Exercise description: Exactly the lines from the start of the data below through the line that contains "level of governance</text>" are to be copied, with pictures left out.

Start of Data extract

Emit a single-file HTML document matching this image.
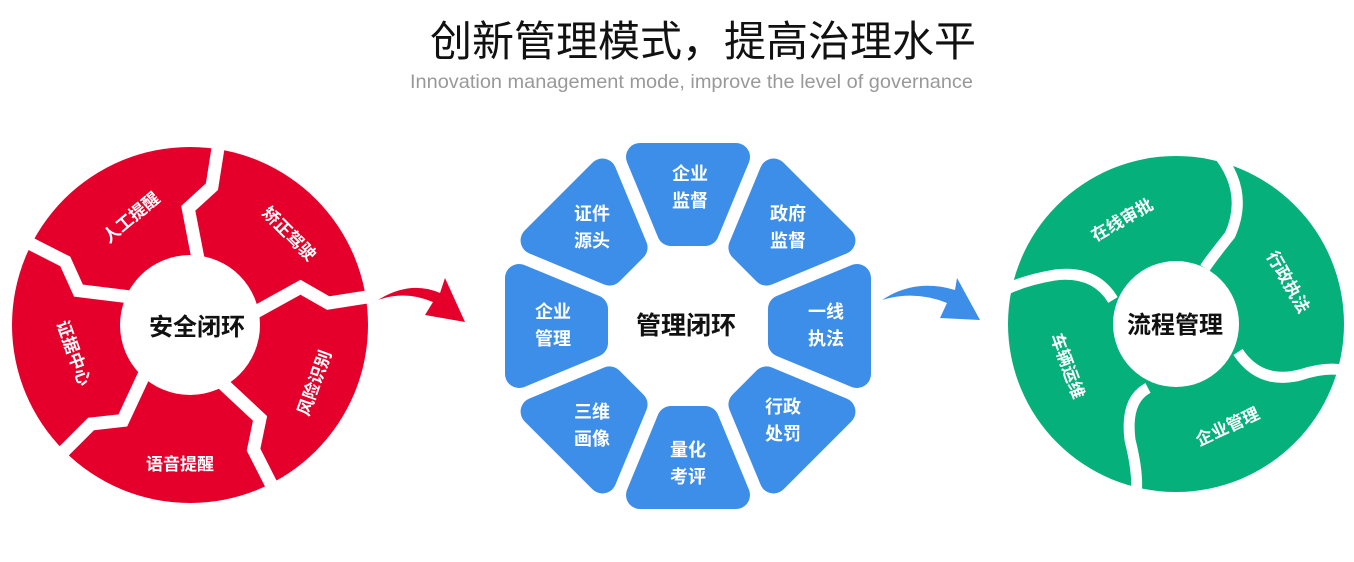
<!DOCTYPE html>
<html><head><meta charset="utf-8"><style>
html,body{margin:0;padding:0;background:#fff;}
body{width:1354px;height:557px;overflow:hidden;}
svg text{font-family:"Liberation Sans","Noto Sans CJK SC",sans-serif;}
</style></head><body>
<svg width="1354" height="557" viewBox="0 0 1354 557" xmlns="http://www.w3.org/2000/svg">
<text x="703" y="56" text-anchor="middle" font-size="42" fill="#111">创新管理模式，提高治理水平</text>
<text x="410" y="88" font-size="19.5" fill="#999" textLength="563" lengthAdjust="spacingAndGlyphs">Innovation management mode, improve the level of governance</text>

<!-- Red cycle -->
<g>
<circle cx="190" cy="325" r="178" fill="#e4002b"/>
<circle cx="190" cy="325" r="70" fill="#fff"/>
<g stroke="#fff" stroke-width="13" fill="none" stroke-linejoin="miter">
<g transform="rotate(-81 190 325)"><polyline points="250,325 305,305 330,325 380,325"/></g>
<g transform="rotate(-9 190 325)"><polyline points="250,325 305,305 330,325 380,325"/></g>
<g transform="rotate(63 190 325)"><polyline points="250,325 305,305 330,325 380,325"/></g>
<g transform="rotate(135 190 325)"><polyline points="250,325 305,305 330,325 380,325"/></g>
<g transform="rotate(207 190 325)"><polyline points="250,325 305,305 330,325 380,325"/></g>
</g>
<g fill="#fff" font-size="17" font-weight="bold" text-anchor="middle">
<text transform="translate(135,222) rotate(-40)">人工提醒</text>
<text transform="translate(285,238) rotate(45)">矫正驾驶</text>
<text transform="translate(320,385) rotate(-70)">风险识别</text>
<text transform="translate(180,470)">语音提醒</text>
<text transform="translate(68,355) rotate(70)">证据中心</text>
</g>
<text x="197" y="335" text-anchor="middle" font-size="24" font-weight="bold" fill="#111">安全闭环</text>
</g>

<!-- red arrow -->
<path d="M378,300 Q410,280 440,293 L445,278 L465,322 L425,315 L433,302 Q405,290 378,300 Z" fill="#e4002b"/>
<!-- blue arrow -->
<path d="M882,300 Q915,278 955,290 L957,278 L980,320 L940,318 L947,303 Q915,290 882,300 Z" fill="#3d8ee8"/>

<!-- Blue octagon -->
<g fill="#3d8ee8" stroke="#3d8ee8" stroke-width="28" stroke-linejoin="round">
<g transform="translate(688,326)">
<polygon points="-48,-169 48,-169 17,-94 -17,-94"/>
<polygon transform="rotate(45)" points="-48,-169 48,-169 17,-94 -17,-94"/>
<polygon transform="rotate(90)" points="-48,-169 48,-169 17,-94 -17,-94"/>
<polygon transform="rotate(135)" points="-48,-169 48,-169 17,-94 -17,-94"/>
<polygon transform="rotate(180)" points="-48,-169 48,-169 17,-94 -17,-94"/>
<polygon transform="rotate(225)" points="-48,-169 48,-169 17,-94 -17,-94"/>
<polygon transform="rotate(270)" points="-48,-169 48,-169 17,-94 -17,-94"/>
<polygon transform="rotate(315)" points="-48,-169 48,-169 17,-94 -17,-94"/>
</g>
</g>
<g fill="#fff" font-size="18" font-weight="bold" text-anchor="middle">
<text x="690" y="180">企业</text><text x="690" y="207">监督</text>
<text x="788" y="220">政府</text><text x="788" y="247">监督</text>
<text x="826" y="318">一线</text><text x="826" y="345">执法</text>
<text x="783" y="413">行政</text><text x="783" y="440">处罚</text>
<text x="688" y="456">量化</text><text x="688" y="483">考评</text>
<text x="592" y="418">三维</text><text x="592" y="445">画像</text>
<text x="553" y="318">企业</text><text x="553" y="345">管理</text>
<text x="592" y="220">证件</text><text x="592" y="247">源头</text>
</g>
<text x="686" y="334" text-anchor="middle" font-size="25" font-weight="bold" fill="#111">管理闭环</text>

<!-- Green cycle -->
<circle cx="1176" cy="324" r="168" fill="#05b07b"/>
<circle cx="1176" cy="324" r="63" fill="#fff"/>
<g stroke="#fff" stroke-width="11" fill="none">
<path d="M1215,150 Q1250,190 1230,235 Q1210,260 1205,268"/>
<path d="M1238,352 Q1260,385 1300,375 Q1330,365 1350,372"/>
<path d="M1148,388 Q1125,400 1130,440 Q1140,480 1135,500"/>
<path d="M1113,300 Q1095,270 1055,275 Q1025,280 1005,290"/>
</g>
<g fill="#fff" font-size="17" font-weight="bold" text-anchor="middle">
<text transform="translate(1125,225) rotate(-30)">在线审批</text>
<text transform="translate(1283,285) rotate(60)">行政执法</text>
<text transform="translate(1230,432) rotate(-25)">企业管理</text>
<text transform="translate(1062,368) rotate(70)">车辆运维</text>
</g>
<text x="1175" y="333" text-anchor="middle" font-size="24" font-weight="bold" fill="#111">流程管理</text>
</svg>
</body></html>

End of Data extract

Answer in full:
Emit a single-file HTML document matching this image.
<!DOCTYPE html>
<html><head><meta charset="utf-8"><style>
html,body{margin:0;padding:0;background:#fff;}
body{width:1354px;height:557px;overflow:hidden;}
svg text{font-family:"Liberation Sans","Noto Sans CJK SC",sans-serif;}
</style></head><body>
<svg width="1354" height="557" viewBox="0 0 1354 557" xmlns="http://www.w3.org/2000/svg">
<text x="703" y="56" text-anchor="middle" font-size="42" fill="#111">创新管理模式，提高治理水平</text>
<text x="410" y="88" font-size="19.5" fill="#999" textLength="563" lengthAdjust="spacingAndGlyphs">Innovation management mode, improve the level of governance</text>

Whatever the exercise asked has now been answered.